# Epson XP-325 connexion Wifi Mac + Win8



## mathieu_9654 (19 Octobre 2014)

Bonjour, 

Je viens de faire l'acquisition d'une imprimant Espon XP-325. 
Même si la mise en place des logiciels/pilotes ne sont pas très intuitifs chez Epson, tout c'est bien passé.

Mon imprimante est donc branchée à mon Mac OSX, tout marche bien. 
Je veux connecter ce périphérique en wifi à un ordinateur portable sous Windows 8. et c'est là que je sèche... Ensuite, je compte également utiliser les paramètres wifi de mon imprimante pour imprimer via AirPrint sur iPhone. 
Bien sur l'imprimante est compatible wifi, mais je suis incapable de me connecter à ma box. Je préfère une connexion de ce type plutôt qu'une connexion "direct", ad hock.

J'ai trouvé 2 façon de faire, la première utiliser le menu "Connexion direct" mais systématique l'imprimante m'affiche "imprimante occupée, veuillez réessayer plus tard". 
Sinon j'ai "connexion manuelle" ou je dois rentrer à la main mon SSID et mot de passe (je ne me trompe pas en entrant les cordonnées de mon réseau wifi ? Freebox-xxxx puis MdP ?), mais rien aboutit.

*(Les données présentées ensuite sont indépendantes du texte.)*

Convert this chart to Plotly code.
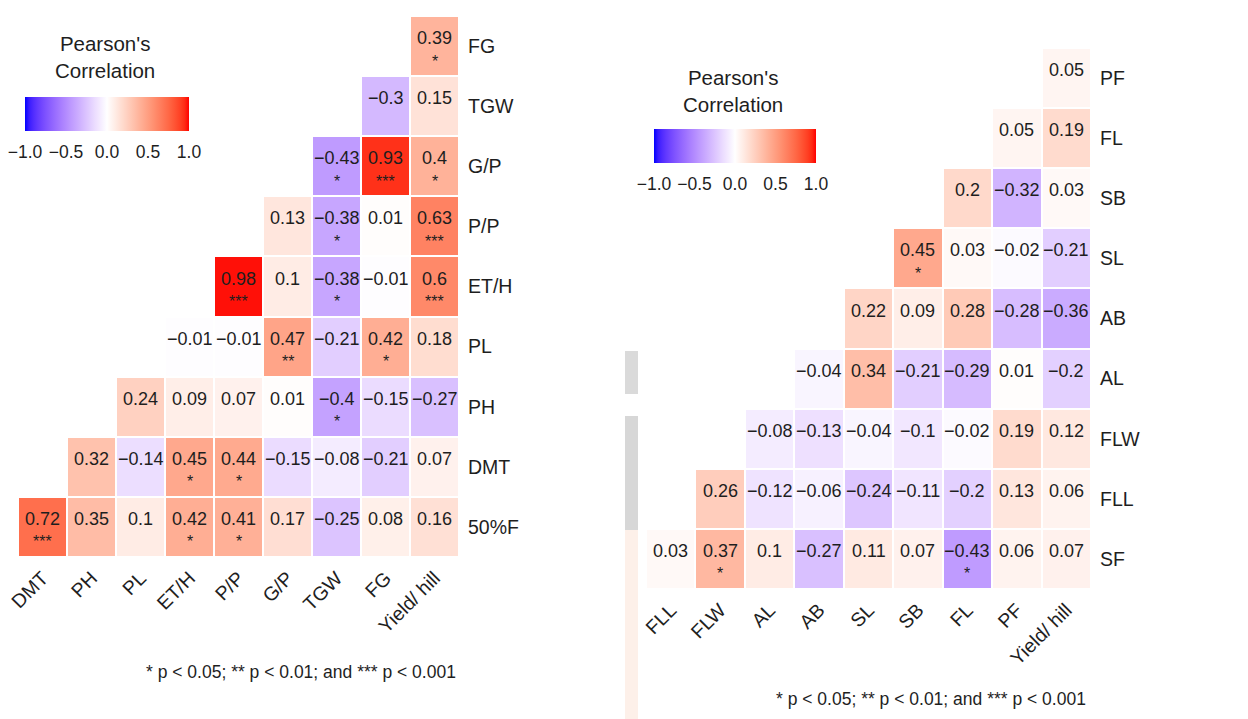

En fait très régulièrement, l'imprimante à l'air de "freezer" : sur un menu ou je suis en train de naviguer, tout à coup plus rien ne répond, aucuns boutons, et le bouton Power clignote. Sans redémarrage forcé celà peu durer plusieurs heures...


Pour les habitués des imprimantes EPSON, avez-vous une idée pour me dépanner ??
J'ai épluché les notices à la fois trop généralistes et trop détaillées d'Epson, puis les forum sans rien trouver de concluant...

Epson ne propose pas de support par mail ou par forum, seulement un numéro de téléphone qui m'indiquera surement qu'ils ne peuvent pas gérer mes paramètres wifi... 

Merci d'avance, 
Cordialement,

Mathieu


----------



## Azgriel (30 Janvier 2015)

Bonjour mathieu, j'ai exactement le même problème que vous, au détail près ! 
Je me suis crée un compte pour savoir si aviez réussi à régler votre problème ?

Si oui, pourriez-vous m'éclairer ? 

Merci d'avance


----------



## badboys06 (12 Février 2015)

Même problème  sans même me connecter avez vous ut une évolution dans votre problème?


----------



## Maykil (26 Avril 2015)

Bonjour,
Même probleme,  le bouton poser clignote et impossible de faire quoi que se soit !
Quelqu un a t il une solution ?


----------